Source of book: Borrowed from the library
I first read Boris Akunin eight years ago (where did the time go?), when I picked up The Winter Queen based on a recommendation from…somewhere? I can’t even remember. I enjoyed the book, and wanted to read more, but got sidetracked and forgot to return.
This time, I continued with the Erast Fandorin series, which was still being written when I read the first one. I also took a look at the wikipedia article on the first so that I could remember the plot of the last one, since it had been eight years.
In looking back, I also ran across some of the backstory for the series, which explains why the books are so different from each other. Akunin decided there were essentially sixteen subgenres of detective stories, as well as sixteen character types.

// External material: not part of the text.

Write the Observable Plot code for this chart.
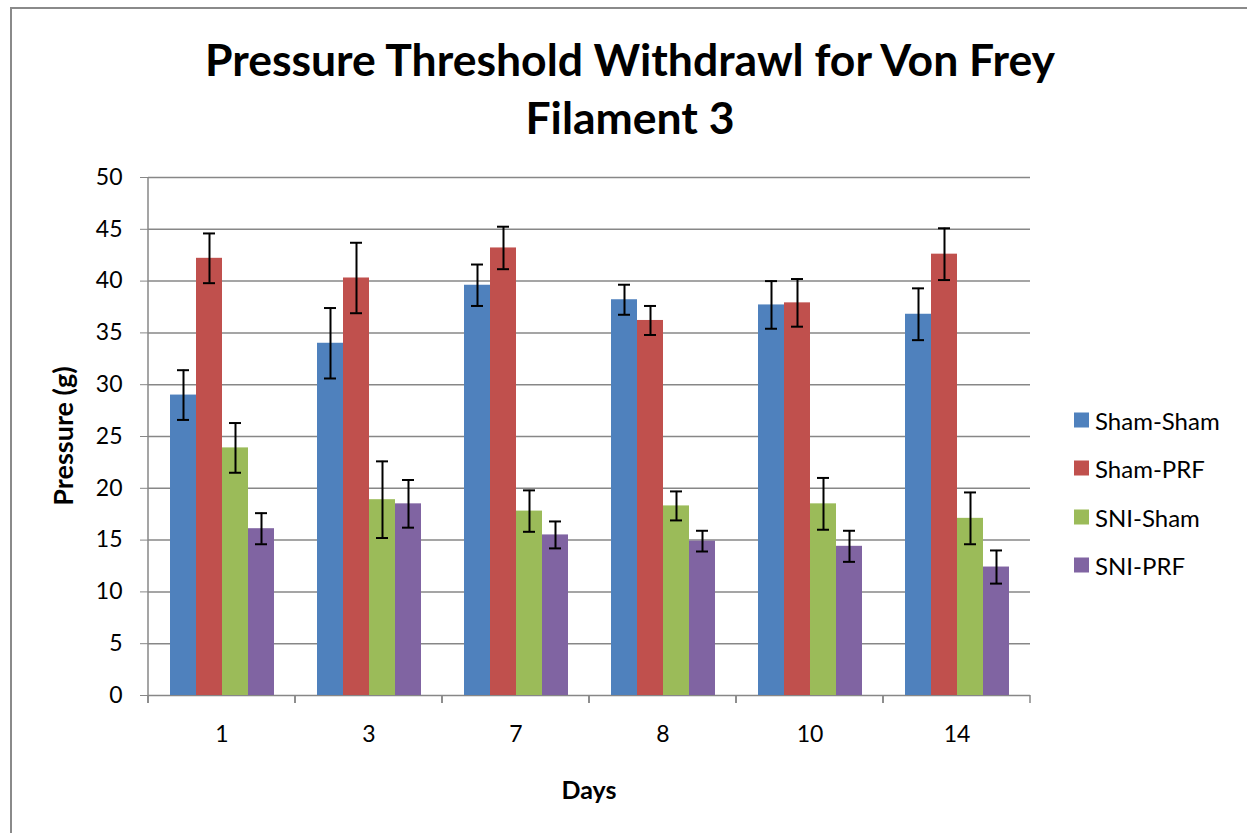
<!DOCTYPE html>
<html>
<head>
<meta charset="utf-8">
<script src="https://cdn.jsdelivr.net/npm/d3@7"></script>
<script src="https://cdn.jsdelivr.net/npm/@observablehq/plot@0.6"></script>
<style>
  html, body { margin: 0; padding: 0; background: #fff; }
  #wrap { position: relative; width: 1247px; height: 833px; overflow: hidden; font-family: "Lato", "Open Sans", sans-serif; color: #000; }
  #border { position: absolute; left: 10px; top: 7px; width: 1400px; height: 1000px; border-left: 2px solid #8a8a8a; border-top: 2px solid #8a8a8a; }
  #title { position: absolute; left: 80px; width: 1100px; top: 30px; text-align: center; font-weight: bold; font-size: 44.5px; line-height: 58px; }
  #chart { position: absolute; left: 0; top: 150px; }
  #ylabel { position: absolute; left: 62px; top: 436px; transform: translate(-50%, -50%) rotate(-90deg); font-weight: bold; font-size: 27px; white-space: nowrap; }
  #xlabel { position: absolute; left: 589px; top: 789px; transform: translate(-50%, -50%); font-weight: bold; font-size: 25px; }
  #legend { position: absolute; left: 1074px; top: 0; }
  .item { position: absolute; left: 0; display: flex; align-items: center; white-space: nowrap; font-size: 24px; transform: translateY(-50%); }
  .sw { width: 15px; height: 15px; margin-right: 6px; }
</style>
</head>
<body>
<div id="wrap">
  <div id="border"></div>
  <div id="title">Pressure Threshold Withdrawl for Von Frey<br>Filament 3</div>
  <div id="chart"></div>
  <div id="ylabel">Pressure (g)</div>
  <div id="xlabel">Days</div>
  <div id="legend"></div>
</div>
<script>
const days = ["1", "3", "7", "8", "10", "14"];
const series = ["Sham-Sham", "Sham-PRF", "SNI-Sham", "SNI-PRF"];
const colors = ["#4F81BD", "#C0504D", "#9BBB59", "#8064A2"];
const yTicks = [0, 5, 10, 15, 20, 25, 30, 35, 40, 45, 50];

const shamSham = [29.0, 34.0, 39.6, 38.2, 37.7, 36.8];
const shamPRF  = [42.2, 40.3, 43.2, 36.2, 37.9, 42.6];
const sniSham  = [23.9, 18.9, 17.8, 18.3, 18.5, 17.1];
const sniPRF   = [16.1, 18.5, 15.5, 14.9, 14.4, 12.4];

const shamShamErr = [2.4, 3.4, 2.0, 1.45, 2.3, 2.5];
const shamPRFErr  = [2.4, 3.4, 2.05, 1.4, 2.3, 2.5];
const sniShamErr  = [2.4, 3.7, 2.0, 1.4, 2.5, 2.5];
const sniPRFErr   = [1.5, 2.3, 1.3, 1.0, 1.5, 1.6];

const values = [shamSham, shamPRF, sniSham, sniPRF];
const errors = [shamShamErr, shamPRFErr, sniShamErr, sniPRFErr];

const rows = [];
days.forEach((day, i) => {
  series.forEach((s, j) => {
    rows.push({day, series: s, value: values[j][i], lo: values[j][i] - errors[j][i], hi: values[j][i] + errors[j][i]});
  });
});

const axisColor = "#878787";

function boundaryTicks(index, scales, vals, dims) {
  const g = d3.create("svg:g");
  const x = scales.x, y = scales.y;
  const [x0, x1] = x.range();
  const yb = y(0);
  for (const xx of [x0, x1]) {
    g.append("line").attr("x1", xx).attr("x2", xx).attr("y1", yb).attr("y2", yb + 8)
      .attr("stroke", axisColor).attr("stroke-width", 1.5);
  }
  if (index.length && days[index[0]] === days[0]) {
    g.append("line").attr("x1", x0).attr("x2", x0).attr("y1", y(yTicks[yTicks.length - 1])).attr("y2", yb + 8)
      .attr("stroke", axisColor).attr("stroke-width", 1.5);
  }
  return g.node();
}

const chart = Plot.plot({
  width: 1060,
  height: 665,
  marginLeft: 148,
  marginRight: 30,
  marginTop: 27,
  marginBottom: 120,
  style: {fontFamily: "Lato, 'Open Sans', sans-serif", fontSize: "23px", color: "#000", background: "transparent", overflow: "visible"},
  fx: {domain: days, padding: 0, label: null},
  x: {domain: series, paddingInner: 0, paddingOuter: 0.75, axis: null},
  y: {domain: [0, 50], label: null},
  color: {domain: series, range: colors},
  marks: [
    Plot.gridY(yTicks, {stroke: axisColor, strokeOpacity: 1, strokeWidth: 1.5}),
    Plot.axisY(yTicks, {tickSize: 8, tickPadding: 18, stroke: axisColor, strokeOpacity: 1, label: null, fontSize: 23}),
    Plot.axisFx({anchor: "bottom", tickSize: 0, tickPadding: 30, label: null, fontSize: 23}),
    Plot.barY(rows, {fx: "day", x: "series", y: "value", fill: "series"}),
    Plot.ruleX(rows, {fx: "day", x: "series", y1: "lo", y2: "hi", stroke: "#000", strokeWidth: 2}),
    Plot.tickY(rows, {fx: "day", x: "series", y: "hi", stroke: "#000", strokeWidth: 2, insetLeft: 7, insetRight: 7}),
    Plot.tickY(rows, {fx: "day", x: "series", y: "lo", stroke: "#000", strokeWidth: 2, insetLeft: 7, insetRight: 7}),
    Plot.ruleY(days, {fx: d => d, y: () => 0, stroke: axisColor, strokeWidth: 1.5, render: boundaryTicks})
  ]
});
document.getElementById("chart").appendChild(chart);

const legendCenters = [420, 468, 517, 565];
const legend = document.getElementById("legend");
series.forEach((s, j) => {
  const item = document.createElement("div");
  item.className = "item";
  item.style.top = legendCenters[j] + "px";
  const sw = document.createElement("div");
  sw.className = "sw";
  sw.style.background = colors[j];
  const t = document.createElement("span");
  t.textContent = s;
  item.appendChild(sw);
  item.appendChild(t);
  legend.appendChild(item);
});
</script>
</body>
</html>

And thus, he wrote sixteen Fandorin novels, each in a different genre, and presumably (although I wasn’t able to find specifics) with each having a different character type for the villain or a supporting character.
The Winter Queen was of the “conspiracy mystery” subgenre, with a secret anarchist society that the detective (Erast Fandorin, of course) must uncover.

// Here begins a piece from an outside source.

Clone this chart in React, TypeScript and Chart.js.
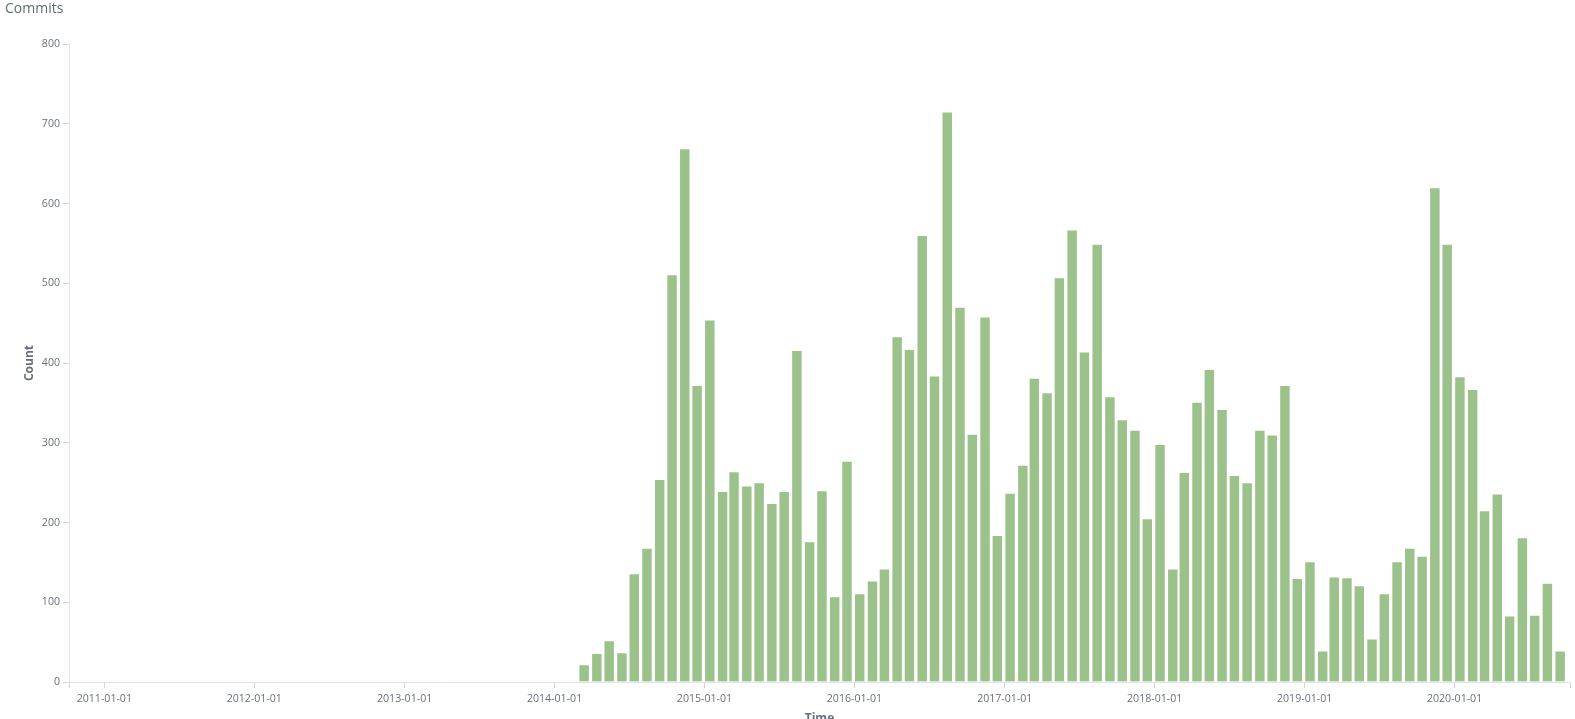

In contrast, The Turkish Gambit is a “spy novel,” set during the Russo-Turkish War in the 1870s. Haven’t heard of that war? Most Americans haven’t, even though it was in many ways the first of the dominoes to fall that led to the clusterfuck that is now the Middle East. (See David Fromkin’s excellent A Peace to End All Peace for a fairly exhaustive history.) Before Russia finally won the war (more or less), it had a near-catastrophic setback when it failed to occupy a strategically important town, underestimated the Turkish forces, and got its ass whipped. Akunin centers his story in this setting, and blames the events on a secret Turkish spy, whose identity will have to be uncovered by Fandorin.
The novel is interesting in that Fandorin is in many ways not the main character of the story. Rather, it is Varvara Suvorova, an impetuous young woman. The story is told in the third person, but very much from her point of view. Here is how the book describes her:
In the course of one of their many tempestuous altercations, her father, a man of great wisdom and endowed with the patience of a saint, had divided his daughter’s life into three periods: the imp in a skirt; the perfect nuisance; the loony nihilist. To this day Varya prided herself on this characterization, declaring that she had no intention of resting on her laurels as yet, but this time her self-confidence had landed her in a world of trouble.
So, what has happened is that she, deeply involved in a revolutionary group, has fallen in love with another revolutionary who has now been drafted to serve as a cryptographer for the Russian army. Their status is…murky.
And there, in the general army headquarters, was Pyotr Yablokov, Varya’s… Well, actually, it is not quite clear who he is. Her fiance? Her comrade? Her husband? Let us call him her former husband and future fiance. And also - naturally - her comrade.
Essentially, they lived together for a while, platonically, then decided that they loved each other. Being revolutionaries, they eschewed “conventional” arrangements, until it appeared that marriage would be helpful for them to stay together, except he got drafted and they got separated, and now she is traveling disguised as a boy to the front thousands of miles from home.
Her judgment isn’t the best, so she ends up needing rescuing by Fandorin, who is, as it turns out, on assignment from the secret police to find a Turkish spy. Varya hates him at first. But then, it appears that her fiance has been charged with treason when a message goes wrong, and she will be deported back home, unless she agrees to Fandorin’s request that she be his “secretary.” (Not that he expects her to do anything for him - he would just as soon she leave him alone so he can do his work without distraction.) But, they kind of form a connection, and eventually a partnership in counter-intelligence. By the end of the novel, she has grown up a lot, and has come to have doubts about her future with her fiance.
The book is populated with a bunch of crazy characters, from the debonair French journalist, to the stolid Irish journalist, to the arrogant and unpredictable (and deeply in debt) Romanian Colonel, to Fandorin’s boisterous friend Count Zurov. And more.
I won’t spoil the plot, obviously, but I can warn that, as with the other book, do not get attached to any character other than Fandorin, because many people are not who they seem, and many fail to survive until the end of the novel.
The books are definitely a bit unusual. They show the influence of other detective writers - and there are a lot of sly references if you are paying attention. But they are distinctive, and have that Russian vibe of fatalism and senseless honor-based violence that you don’t see as much in, say, British mysteries. There are also plenty of references to Russian classics.
Fandorin is also almost an anti-hero. He survives in part because of his good luck rather than his skills, he seems unengaged a lot of the time, even though that is in part an illusion. He is deeply cynical - although who can blame him, after the author killed his wife on their wedding day in the last book.
I didn’t find the twists and turns that surprising in this book, but it did provide the requisite twists required by the genre. The interest came more from the characters and the military intelligence strategy, and the all-too-easy manipulation of the often-dense army leadership by a clever spy. That’s probably pretty realistic.
I am thinking I should put this series in my regular rotation going forward, at least the ones which have been translated into English. They are a nice, somewhat lighter, addition to my reading.